Il Superbonus diventa un modello in Germania. Su come non fare politica fiscale

Redazione

Per la confederazione dei sindacati tedeschi è un caso da manuale. "Un esempio da manuale di come i politici possano rovinare la struttura degli incentivi, oltre che il buon funzionamento di un’economia di mercato", scrive l'economista Codogno

Era certo che il  Superbonus sarebbe diventato un caso di studio: un esempio da manuale di come non fare politica fiscale. Lo spiega in maniera chiara l’economista Lorenzo Codogno, in un’analisi per l’Hans Böckler Stiftung, la fondazione della Deutschen Gewerkschaftsbundes (Dgb) intiolata al padre della principale confederazione sindacale tedesca. Per Codogno il deterioramento dei conti prodotto dal bonus al 110 per cento rappresenta proprio ciò che dovrebbe essere evitato da un paese per stimolare la domanda quando l’economia è in crisi. Emerso come  risposta alla pandemia, i bonus edilizi, pur avendo secondo Codogno uno scopo “rispettabile”, cioè consentire la ristrutturazione energetica degli edifici residenziali, sono passati da una stima iniziale di  36,6 miliardi a oltre 200 miliardi (compresi gli altri incentivi immobiliari). “L’intera iniziativa può essere considerata – dice l’economista – un’impresa rischiosa e un esempio da manuale di come i politici possano rovinare completamente la struttura degli incentivi e, quindi, il buon funzionamento di un’economia di mercato nonostante alcuni benefici anticiclici di breve termine”.

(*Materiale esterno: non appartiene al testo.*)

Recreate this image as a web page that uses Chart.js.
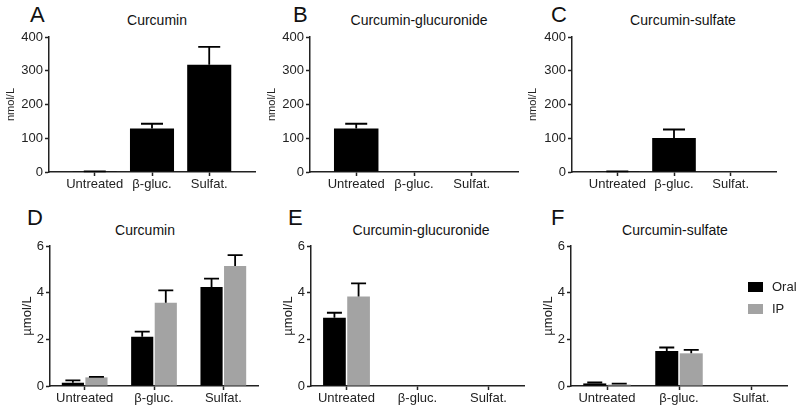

Non c’è solo da valutare l’impatto sul bilancio dello stato, anche se questo è l’effetto più visibile e dannoso per l’Italia per il suo effetto ritardato sul debito, ma anche i suoi effetti distorsivi a livello di sistema. L’attività sovvenzionata ha soppresso altri tipi di attività edilizia e interferendo con la domanda potrebbe avere prodotto distorsioni indesiderate e inattese sul lato dell’offerta. “In un’economia con risorse e finanziamenti limitati – è la conclusione – un massiccio schema di sussidi come il Superbonus ha di fatto spiazzato gli investimenti produttivi e tecnologicamente avanzati, determinando una riallocazione delle risorse all’interno dell’economia che non favorisce la produttività e la crescita”. Sarebbe stato più logico che un’analisi del genere l’avesse pubblicata la Fondazione Di Vittorio della Cgil, ma non sorprende affatto che a farlo sia stato il sindacato tedesco.